Google, Amazon and Starbucks
Three names to hit British headlines over corporate tax avoidance are internet search behemoth Google, online retail giant Amazon, and ubiquitous US coffee chain Starbucks.
Starbucks paid just £8.6m in taxes on £3bn sales in the UK since 1998, and paid no corporation tax in the country in the three years to 2012.
After public outcry and negotiations with HMRC, Starbucks agreed to hand over £20m in corporation tax. Bosses claimed the firm made no profit in the UK, but MPs accused Starbucks of exporting earnings abroad to avoid paying tax.
Google only paid £3.4m in UK taxes in 2011, despite reporting £2.5bn in UK sales and a group-wide profit margin of 33%.
Matt Brittin, Google vice president, was hauled in front of the PAC to be grilled over the tech firm's alleged tax avoidance.
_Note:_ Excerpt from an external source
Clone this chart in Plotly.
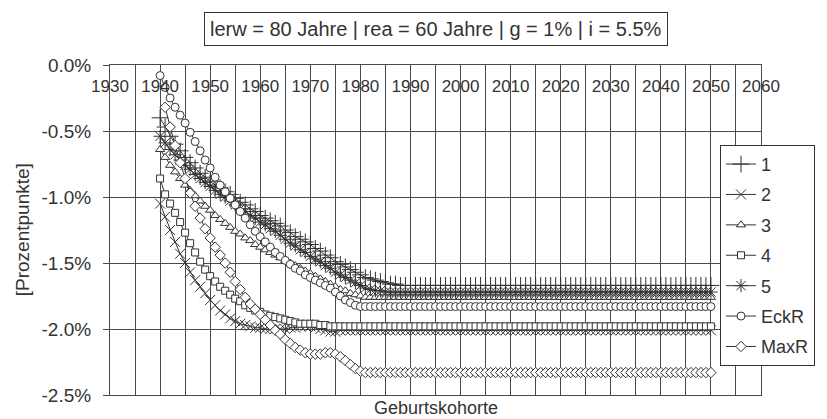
import plotly.graph_objects as go

years = list(range(1940, 2051))

s1 = [
    -0.40, -0.47, -0.54, -0.60, -0.65, -0.70, -0.74, -0.78, -0.82, -0.85,
    -0.88, -0.91, -0.93, -0.96, -0.98, -1.01, -1.04, -1.06, -1.09, -1.11,
    -1.14, -1.16, -1.18, -1.20, -1.22, -1.25, -1.27, -1.30, -1.32, -1.34,
    -1.36, -1.39, -1.41, -1.44, -1.46, -1.49, -1.51, -1.53, -1.55, -1.57,
    -1.59, -1.61, -1.62, -1.63, -1.64, -1.65, -1.66, -1.66, -1.67, -1.67,
    -1.67, -1.67, -1.67, -1.67, -1.67, -1.67, -1.67, -1.67, -1.67, -1.67,
    -1.67, -1.67, -1.67, -1.67, -1.67, -1.67, -1.67, -1.67, -1.67, -1.67,
    -1.67, -1.67, -1.67, -1.67, -1.67, -1.67, -1.67, -1.67, -1.67, -1.67,
    -1.67, -1.67, -1.67, -1.67, -1.67, -1.67, -1.67, -1.67, -1.67, -1.67,
    -1.67, -1.67, -1.67, -1.67, -1.67, -1.67, -1.67, -1.67, -1.67, -1.67,
    -1.67, -1.67, -1.67, -1.67, -1.67, -1.67, -1.67, -1.67, -1.67, -1.67,
    -1.67,
]

s2 = [
    -1.05, -1.15, -1.25, -1.34, -1.43, -1.50, -1.57, -1.63, -1.68, -1.73,
    -1.78, -1.82, -1.86, -1.89, -1.92, -1.94, -1.96, -1.97, -1.98, -1.99,
    -1.99, -2.00, -2.00, -2.00, -2.00, -2.00, -1.99, -1.99, -1.98, -1.98,
    -1.98, -1.99, -2.00, -2.01, -2.02, -2.02, -2.01, -2.01, -2.01, -2.01,
    -2.01, -2.01, -2.01, -2.01, -2.01, -2.01, -2.01, -2.01, -2.01, -2.01,
    -2.01, -2.01, -2.01, -2.01, -2.01, -2.01, -2.01, -2.01, -2.01, -2.01,
    -2.01, -2.01, -2.01, -2.01, -2.01, -2.01, -2.01, -2.01, -2.01, -2.01,
    -2.01, -2.01, -2.01, -2.01, -2.01, -2.01, -2.01, -2.01, -2.01, -2.01,
    -2.01, -2.01, -2.01, -2.01, -2.01, -2.01, -2.01, -2.01, -2.01, -2.01,
    -2.01, -2.01, -2.01, -2.01, -2.01, -2.01, -2.01, -2.01, -2.01, -2.01,
    -2.01, -2.01, -2.01, -2.01, -2.01, -2.01, -2.01, -2.01, -2.01, -2.01,
    -2.01,
]

s3 = [
    -0.64, -0.70, -0.76, -0.81, -0.86, -0.91, -0.95, -0.99, -1.03, -1.07,
    -1.10, -1.14, -1.17, -1.20, -1.23, -1.26, -1.28, -1.31, -1.33, -1.36,
    -1.38, -1.40, -1.42, -1.44, -1.46, -1.48, -1.50, -1.52, -1.54, -1.56,
    -1.58, -1.60, -1.62, -1.64, -1.66, -1.68, -1.70, -1.71, -1.73, -1.74,
    -1.75, -1.76, -1.76, -1.76, -1.76, -1.76, -1.76, -1.76, -1.76, -1.76,
    -1.76, -1.76, -1.76, -1.76, -1.76, -1.76, -1.76, -1.76, -1.76, -1.76,
    -1.76, -1.76, -1.76, -1.76, -1.76, -1.76, -1.76, -1.76, -1.76, -1.76,
    -1.76, -1.76, -1.76, -1.76, -1.76, -1.76, -1.76, -1.76, -1.76, -1.76,
    -1.76, -1.76, -1.76, -1.76, -1.76, -1.76, -1.76, -1.76, -1.76, -1.76,
    -1.76, -1.76, -1.76, -1.76, -1.76, -1.76, -1.76, -1.76, -1.76, -1.76,
    -1.76, -1.76, -1.76, -1.76, -1.76, -1.76, -1.76, -1.76, -1.76, -1.76,
    -1.76,
]

s4 = [
    -0.86, -0.98, -1.05, -1.12, -1.19, -1.27, -1.35, -1.42, -1.49, -1.55,
    -1.60, -1.64, -1.68, -1.71, -1.74, -1.77, -1.79, -1.82, -1.84, -1.86,
    -1.87, -1.89, -1.90, -1.91, -1.92, -1.93, -1.94, -1.95, -1.96, -1.96,
    -1.96, -1.96, -1.97, -1.97, -1.98, -1.98, -1.98, -1.98, -1.98, -1.98,
    -1.98, -1.98, -1.98, -1.98, -1.98, -1.98, -1.98, -1.98, -1.98, -1.98,
    -1.98, -1.98, -1.98, -1.98, -1.98, -1.98, -1.98, -1.98, -1.98, -1.98,
    -1.98, -1.98, -1.98, -1.98, -1.98, -1.98, -1.98, -1.98, -1.98, -1.98,
    -1.98, -1.98, -1.98, -1.98, -1.98, -1.98, -1.98, -1.98, -1.98, -1.98,
    -1.98, -1.98, -1.98, -1.98, -1.98, -1.98, -1.98, -1.98, -1.98, -1.98,
    -1.98, -1.98, -1.98, -1.98, -1.98, -1.98, -1.98, -1.98, -1.98, -1.98,
    -1.98, -1.98, -1.98, -1.98, -1.98, -1.98, -1.98, -1.98, -1.98, -1.98,
    -1.98,
]

s5 = [
    -0.54, -0.59, -0.64, -0.68, -0.72, -0.76, -0.79, -0.83, -0.86, -0.89,
    -0.92, -0.95, -0.98, -1.00, -1.03, -1.06, -1.09, -1.11, -1.14, -1.16,
    -1.19, -1.21, -1.24, -1.26, -1.29, -1.32, -1.35, -1.37, -1.40, -1.42,
    -1.45, -1.47, -1.49, -1.52, -1.54, -1.57, -1.59, -1.61, -1.63, -1.65,
    -1.67, -1.69, -1.70, -1.71, -1.71, -1.72, -1.72, -1.72, -1.72, -1.72,
    -1.72, -1.72, -1.72, -1.72, -1.72, -1.72, -1.72, -1.72, -1.72, -1.72,
    -1.72, -1.72, -1.72, -1.72, -1.72, -1.72, -1.72, -1.72, -1.72, -1.72,
    -1.72, -1.72, -1.72, -1.72, -1.72, -1.72, -1.72, -1.72, -1.72, -1.72,
    -1.72, -1.72, -1.72, -1.72, -1.72, -1.72, -1.72, -1.72, -1.72, -1.72,
    -1.72, -1.72, -1.72, -1.72, -1.72, -1.72, -1.72, -1.72, -1.72, -1.72,
    -1.72, -1.72, -1.72, -1.72, -1.72, -1.72, -1.72, -1.72, -1.72, -1.72,
    -1.72,
]

eckr = [
    -0.08, -0.17, -0.25, -0.32, -0.38, -0.44, -0.51, -0.58, -0.65, -0.72,
    -0.78, -0.85, -0.91, -0.96, -1.01, -1.06, -1.11, -1.16, -1.21, -1.26,
    -1.30, -1.34, -1.38, -1.42, -1.45, -1.48, -1.51, -1.54, -1.56, -1.59,
    -1.61, -1.63, -1.65, -1.67, -1.69, -1.72, -1.75, -1.78, -1.80, -1.82,
    -1.83, -1.83, -1.83, -1.83, -1.83, -1.83, -1.83, -1.83, -1.83, -1.83,
    -1.83, -1.83, -1.83, -1.83, -1.83, -1.83, -1.83, -1.83, -1.83, -1.83,
    -1.83, -1.83, -1.83, -1.83, -1.83, -1.83, -1.83, -1.83, -1.83, -1.83,
    -1.83, -1.83, -1.83, -1.83, -1.83, -1.83, -1.83, -1.83, -1.83, -1.83,
    -1.83, -1.83, -1.83, -1.83, -1.83, -1.83, -1.83, -1.83, -1.83, -1.83,
    -1.83, -1.83, -1.83, -1.83, -1.83, -1.83, -1.83, -1.83, -1.83, -1.83,
    -1.83, -1.83, -1.83, -1.83, -1.83, -1.83, -1.83, -1.83, -1.83, -1.83,
    -1.83,
]

maxr = [
    None, -0.32, -0.47, -0.61, -0.74, -0.86, -0.97, -1.07, -1.16, -1.24,
    -1.31, -1.38, -1.44, -1.50, -1.57, -1.64, -1.70, -1.76, -1.81, -1.85,
    -1.89, -1.93, -1.97, -2.01, -2.04, -2.08, -2.11, -2.14, -2.16, -2.18,
    -2.19, -2.19, -2.19, -2.18, -2.18, -2.19, -2.21, -2.24, -2.27, -2.30,
    -2.32, -2.33, -2.33, -2.33, -2.33, -2.33, -2.33, -2.33, -2.33, -2.33,
    -2.33, -2.33, -2.33, -2.33, -2.33, -2.33, -2.33, -2.33, -2.33, -2.33,
    -2.33, -2.33, -2.33, -2.33, -2.33, -2.33, -2.33, -2.33, -2.33, -2.33,
    -2.33, -2.33, -2.33, -2.33, -2.33, -2.33, -2.33, -2.33, -2.33, -2.33,
    -2.33, -2.33, -2.33, -2.33, -2.33, -2.33, -2.33, -2.33, -2.33, -2.33,
    -2.33, -2.33, -2.33, -2.33, -2.33, -2.33, -2.33, -2.33, -2.33, -2.33,
    -2.33, -2.33, -2.33, -2.33, -2.33, -2.33, -2.33, -2.33, -2.33, -2.33,
    -2.33,
]

series_names = ["1", "2", "3", "4", "5", "EckR", "MaxR"]
series_values = [s1, s2, s3, s4, s5, eckr, maxr]

x_tick_vals = [1930, 1940, 1950, 1960, 1970, 1980, 1990, 2000, 2010, 2020, 2030, 2040, 2050, 2060]
x_tick_text = ["1930", "1940", "1950", "1960", "1970", "1980", "1990", "2000", "2010", "2020", "2030", "2040", "2050", "2060"]
y_tick_vals = [0, -0.5, -1.0, -1.5, -2.0, -2.5]
y_tick_text = ["0.0%", "-0.5%", "-1.0%", "-1.5%", "-2.0%", "-2.5%"]

title_text = "lerw = 80 Jahre | rea = 60 Jahre | g = 1% | i = 5.5%"
x_title = "Geburtskohorte"
y_title = "[Prozentpunkte]"

INK = "#333333"
GRID = "#4a4a4a"
FONT = "Liberation Sans, Arial, sans-serif"

styles = [
    dict(symbol="cross-thin", size=12, color=INK, line=dict(color=INK, width=1)),
    dict(symbol="x-thin", size=10, color=INK, line=dict(color=INK, width=1)),
    dict(symbol="triangle-up", size=8, color="white", line=dict(color=INK, width=1)),
    dict(symbol="square", size=7, color="white", line=dict(color=INK, width=1)),
    dict(symbol="asterisk", size=11, color=INK, line=dict(color=INK, width=1)),
    dict(symbol="circle", size=8, color="white", line=dict(color=INK, width=1)),
    dict(symbol="diamond", size=8, color="white", line=dict(color=INK, width=1)),
]

fig = go.Figure()
for name, vals, mk in zip(series_names, series_values, styles):
    fig.add_trace(go.Scatter(
        x=years, y=vals, name=name, mode="lines+markers",
        line=dict(color=INK, width=1),
        marker=mk,
        legendgroup=name,
        connectgaps=False,
    ))

fig.update_layout(
    width=827, height=419, autosize=False,
    margin=dict(l=110, r=64, t=65, b=24),
    paper_bgcolor="white", plot_bgcolor="white",
    font=dict(family=FONT, color=INK, size=18),
    showlegend=True,
    legend=dict(
        x=0.937, y=0.758, xanchor="left", yanchor="top",
        bgcolor="white", bordercolor=INK, borderwidth=1,
        font=dict(family=FONT, size=18, color=INK),
        tracegroupgap=4, itemwidth=30,
    ),
    xaxis=dict(
        range=[1930, 2060], side="top",
        tickvals=x_tick_vals, ticktext=x_tick_text,
        ticklabelposition="inside", ticks="", ticklabelstandoff=16,
        ticklabeloverflow="allow",
        tickfont=dict(size=17, family=FONT, color=INK),
        showgrid=True, gridcolor=GRID, gridwidth=1,
        minor=dict(dtick=5, tick0=1930, showgrid=True, gridcolor=GRID, gridwidth=1),
        showline=True, linecolor=GRID, linewidth=1, mirror=True,
        zeroline=False,
    ),
    yaxis=dict(
        range=[-2.5, 0],
        tickvals=y_tick_vals, ticktext=y_tick_text,
        ticks="outside", ticklen=6, tickcolor=GRID, ticklabelstandoff=8,
        ticklabeloverflow="allow",
        tickfont=dict(size=19, family=FONT, color=INK),
        showgrid=True, gridcolor=GRID, gridwidth=1,
        showline=True, linecolor=GRID, linewidth=1, mirror=True,
        zeroline=False,
    ),
    annotations=[
        dict(text=title_text, x=0.5, y=1.1106, xref="paper", yref="paper",
             xanchor="center", yanchor="middle", showarrow=False,
             font=dict(size=20, family=FONT, color=INK),
             bordercolor=INK, borderwidth=1, borderpad=5, bgcolor="white"),
        dict(text=x_title, x=0.5, y=-0.04, xref="paper", yref="paper",
             xanchor="center", yanchor="middle", showarrow=False,
             font=dict(size=18, family=FONT, color=INK)),
        dict(text=y_title, x=-0.1348, y=0.5, xref="paper", yref="paper",
             xanchor="center", yanchor="middle", showarrow=False, textangle=-90,
             font=dict(size=19, family=FONT, color=INK)),
    ],
)

fig.write_html("out.html", config={"displayModeBar": False},
               post_script="document.body.style.margin='0';")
Google maintained that it did not pay much tax in the UK because barely any sales were generated there, but MPs had heard from former employees who disputed that.
"Literally 99% of the companies paying for advertising with Google do not have contact with the UK," Brittin told MPs.
"No money changes hands in the UK. Firstly, the rights to what we sell and are sold are owned by Google in Ireland, under intellectual property rights.
"We are talking about buying advertising on a platform created in the US. In the UK, we cannot sell what we don't own, we cannot agree a price, we cannot agree on volume discount and we can't close a deal from Britain."
Amazon's main UK unit paid less than £1m in income tax in 2011, while its UK sales totalled between £3.33bn and £4.53bn.